Слова Крамского, что еще в академическую пору судьба художника стала занимать его больше, чем творчество художника, заслуживают осмысления. Репин однажды напишет Крамскому, четко (а если он в Крамском художника видел, то и жестко) проводя грань между ним и собою: «Вы более заботились об общественном положении искусства, чем о производительности. И это великая заслуга… При вашей деятельности партии неизбежны и борьба должна быть беспощадна… Мне сродни более производительная деятельность». После смерти Крамского, подводя итоги, Антокольский заметит (ему кажется, что одобрительно, но, если вдуматься, не менее жестко): главное не то, что он сделал в искусстве, а то, что он сделал для искусства. В воспоминаниях, более похожих на памфлет, Мясоедов вообще объявит жизнь Крамского ошибкой. «Тайная пружина поступков его», — объяснит Мясоедов, — честолюбие; но, движимый жаждой славы, Крамской сделал однажды неверный выбор: «почтовый тракт к славе» для него «лежал через Академию», а бедный Иван Николаевич, прохваченный «либеральным сквозняком», попал под «влияние кружка, в котором он ораторствовал», и пошел супротив. Ах, как могла жизнь удачно сложиться: надел бы Иван Николаевич мундир с позументом (а с годами и ордена бы навесил), жалованье получил хорошее, квартиру от придворного ведомства (с дровами) — и не мучил бы себя, не писал «ни пустых и не пристойных сановнику русалок, ни Христа на камушке, ни даму с платком у носа».
«Не имеет ни стыда, ни совести, т. е. руководящей идеи», — говаривал об иных людях Крамской. Вот этого Мясоедов не сумеет, не захочет понять и учесть, когда станет строить свою схему: у Крамского «стыд-совесть» были, он в основание своей жизни «руководящую идею» укладывал.
Мясоедов выдвигает остроумные гипотезы, стараясь доказать, что Крамской всю жизнь против себя шел, пишет про казенное жалованье, про квартиру с дровами, про мундир и шпагу — ах, маху дал Иван Николаевич, ненароком ошибся, лукавый его попутал. А Крамской словно предвидел такое: «Лучше, кажется, как бы был свинья и животное только, чавкал бы себе спокойно, валялся бы в болоте — тепло, да и общество бы было.
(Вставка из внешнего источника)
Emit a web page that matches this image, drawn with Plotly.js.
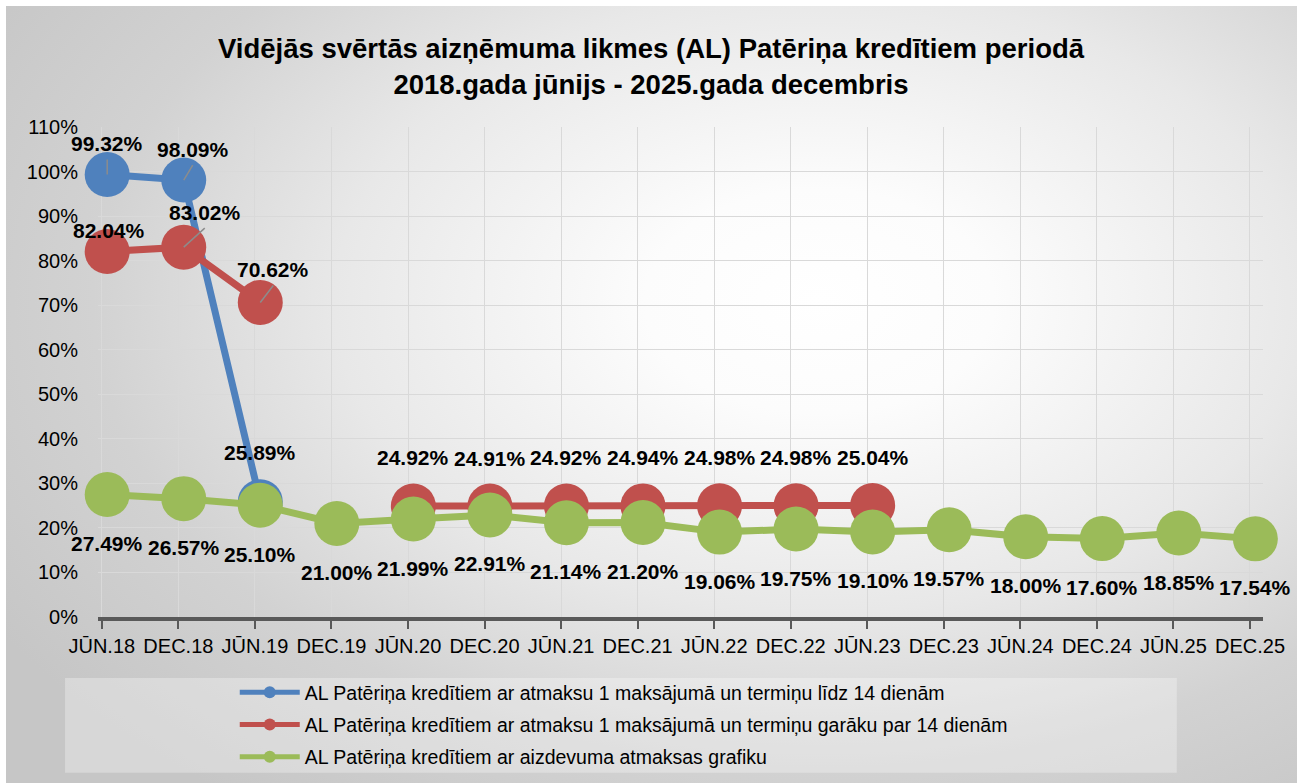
<!DOCTYPE html>
<html><head><meta charset="utf-8">
<script src="https://cdn.plot.ly/plotly-3.0.1.min.js"></script>
<style>
html,body{margin:0;padding:0;background:#fff;}
#bg{position:absolute;left:6px;top:6px;width:1291px;height:777px;
 background:radial-gradient(ellipse 75% 80% at 63% 38%, #ffffff 0%, #fcfcfc 18%, #e8e8e8 50%, #d2d2d2 75%, #c6c6c6 100%);}
#chart{position:absolute;left:0;top:0;width:1302px;height:783px;}
</style></head><body>
<div id="bg"></div><div id="chart"></div>
<script>
const categories = ["JŪN.18","DEC.18","JŪN.19","DEC.19","JŪN.20","DEC.20","JŪN.21","DEC.21","JŪN.22","DEC.22","JŪN.23","DEC.23","JŪN.24","DEC.24","JŪN.25","DEC.25"];
const seriesNames = [
  "AL Patēriņa kredītiem ar atmaksu 1 maksājumā un termiņu līdz 14 dienām",
  "AL Patēriņa kredītiem ar atmaksu 1 maksājumā un termiņu garāku par 14 dienām",
  "AL Patēriņa kredītiem ar aizdevuma atmaksas grafiku"
];
const shortTerm = [99.32, 98.09, 25.89, null, null, null, null, null, null, null, null, null, null, null, null, null];
const longTerm  = [82.04, 83.02, 70.62, null, 24.92, 24.91, 24.92, 24.94, 24.98, 24.98, 25.04, null, null, null, null, null];
const schedule  = [27.49, 26.57, 25.10, 21.00, 21.99, 22.91, 21.14, 21.20, 19.06, 19.75, 19.10, 19.57, 18.00, 17.60, 18.85, 17.54];
const yTicks = [0,10,20,30,40,50,60,70,80,90,100,110];

// styling
const colors = ["#4F81BD", "#C0504D", "#9BBB59"];
const FONT = "Liberation Sans, Arial, sans-serif";
const seriesData = [shortTerm, longTerm, schedule];
const defaultLabelShift = [48, 48, -49];          // px, vertical label offset per series
const labelNudge = {"0-0": [0, 31], "0-1": [9, 31], "0-2": [0, 49],
                    "1-0": [2, 21], "1-1": [21, 35], "1-2": [13, 33]}; // manual label moves (px)
const leaderLines = ["0-0", "0-1", "1-1", "1-2"];
const XR = [-0.05, 15.17];
const markerOffset = 0.07; // markers sit slightly right of the tick marks

// invisible trace that carries the visible category axis (grid, ticks, labels)
const axisCarrier = {
  type: "scatter", mode: "markers", x: categories, y: categories.map(() => null),
  xaxis: "x", yaxis: "y", showlegend: false, hoverinfo: "skip",
  marker: {opacity: 0}
};

const traces = [axisCarrier].concat(seriesData.map((vals, i) => ({
  type: "scatter", mode: "lines+markers", name: seriesNames[i],
  x: categories, y: vals, xaxis: "x2", yaxis: "y",
  connectgaps: false, cliponaxis: false,
  legendgroup: "g" + i,
  line: {color: colors[i], width: 7},
  marker: {color: colors[i], size: 45}
})));

const annotations = [];
const shapes = [{
  type: "rect", xref: "paper", yref: "paper", layer: "below",
  x0: -0.0283, x1: 0.926, y0: -0.318, y1: -0.1245,
  fillcolor: "rgba(255,255,255,0.3)", line: {width: 0}
}];
seriesData.forEach((vals, i) => {
  vals.forEach((v, j) => {
    if (v === null) return;
    const key = i + "-" + j;
    const n = labelNudge[key] || [0, defaultLabelShift[i]];
    annotations.push({
      x: categories[j], y: v, xref: "x2", yref: "y",
      text: v.toFixed(2) + "%", showarrow: false, xshift: n[0], yshift: n[1],
      font: {family: FONT, size: 21, color: "#000", weight: "bold"}
    });
    if (leaderLines.includes(key)) {
      shapes.push({
        type: "line", xref: "x2", yref: "y",
        xsizemode: "pixel", ysizemode: "pixel",
        xanchor: categories[j], yanchor: v,
        x0: 0, y0: 0, x1: n[0], y1: n[1] - 16,
        line: {color: "#8c8c8c", width: 1.5}
      });
    }
  });
});

const axisCommon = {
  type: "category", categoryorder: "array", categoryarray: categories, fixedrange: true
};

const layout = {
  width: 1302, height: 783,
  paper_bgcolor: "rgba(0,0,0,0)", plot_bgcolor: "rgba(0,0,0,0)",
  margin: {l: 98, r: 39, t: 127, b: 166, autoexpand: false},
  title: {
    text: "<b>Vidējās svērtās aizņēmuma likmes (AL) Patēriņa kredītiem periodā<br>2018.gada jūnijs - 2025.gada decembris</b>",
    font: {family: FONT, size: 27.5, color: "#000"},
    x: 0.5, xref: "container", xanchor: "center",
    y: 1 - 58/783, yref: "container", yanchor: "top"
  },
  xaxis: Object.assign({}, axisCommon, {
    range: XR, automargin: false,
    showgrid: true, gridcolor: "#d9d9d9", gridwidth: 1,
    showline: true, linecolor: "#595959", linewidth: 4,
    ticks: "outside", ticklen: 8, tickwidth: 2, tickcolor: "#595959",
    ticklabelstandoff: 0,
    tickfont: {family: FONT, size: 20, color: "#000"},
    zeroline: false
  }),
  xaxis2: Object.assign({}, axisCommon, {
    overlaying: "x", range: [XR[0] - markerOffset, XR[1] - markerOffset],
    visible: false, showgrid: false, zeroline: false
  }),
  yaxis: {
    range: [0, 110], tickvals: yTicks, ticktext: yTicks.map(t => t + "%"),
    automargin: false,
    showgrid: true, gridcolor: "#d9d9d9", gridwidth: 1,
    showline: false, zeroline: false, ticks: "",
    ticklabelstandoff: 19,
    tickfont: {family: FONT, size: 20, color: "#000"},
    fixedrange: true
  },
  showlegend: true,
  legend: {
    orientation: "v", xref: "container", yref: "container",
    x: 0.1803, xanchor: "left", y: 0.1405, yanchor: "top",
    bgcolor: "rgba(0,0,0,0)", traceorder: "grouped", tracegroupgap: 4,
    itemsizing: "constant", itemwidth: 60,
    font: {family: FONT, size: 19.5, color: "#000"}
  },
  shapes: shapes,
  annotations: annotations
};

Plotly.newPlot("chart", traces, layout, {displayModeBar: false, staticPlot: true});
</script>
</body></html>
Сосал бы себе спокойно свой кус и заранее намечал бы себе, у которого соседа следует оттягать еще кус, а там еще и еще, и наконец, совершивши все земное, улегся бы навеки; понесли бы впереди шляпу и шпагу, прочие свиньи провожали бы как путного человека — трудно, но вперед, без оглядки! Были люди, которым еще было труднее, вперед!» Нет, Крамскому не все равно (как полагал Мясоедов), по какому тракту вперед, и не все равно, куда — вперед. Мясоедов долгие годы близ Крамского прожил и разглядел честолюбца — не более. А Лев Толстой, едва познакомился с Крамским, открыл в нем «петербургское новейшее направление» и к тому же «очень хорошую и художественную натуру» («стыд — совесть»!), «руководящую идею» в нем открыл.
Чтобы осмыслить, как «движение личное» («внутреннее чувство») совпадает с «общим движением» (может быть, даже более общим, чем полагал, размышляя о том, сам Крамской), уместно припомнить «выведенную» Достоевским главную общечеловеческую потребность: «Без твердого представления себе, зачем ему жить, человек не согласится жить и скорей истребит себя, чем останется на земле, хотя бы кругом его всё были хлебы».
Девятое ноября 1863 года. «Бунт»
(Документы и воспоминания)
Мальчики с ружьями в руках еще страшнее старых солдат.
«Его превосходительству господину ректору
императорской Академии художеств
Федору Антоновичу Бруни
Конкурентов на первую золотую медаль
Прошение
8-го октября мы имели честь подать в Совет Академии прошение о дозволении нам свободного выбора сюжетов к предстоящему конкурсу; но в просьбе нашей нам отказали… Мы и ныне просим покорнейше оставить за нами эти права; тем более, что некоторые из нас, конкурируя в последний раз в нынешнем году и оканчивая свое академическое образование, желают исполнить картину самостоятельно, не стесняясь конкурсными задачами.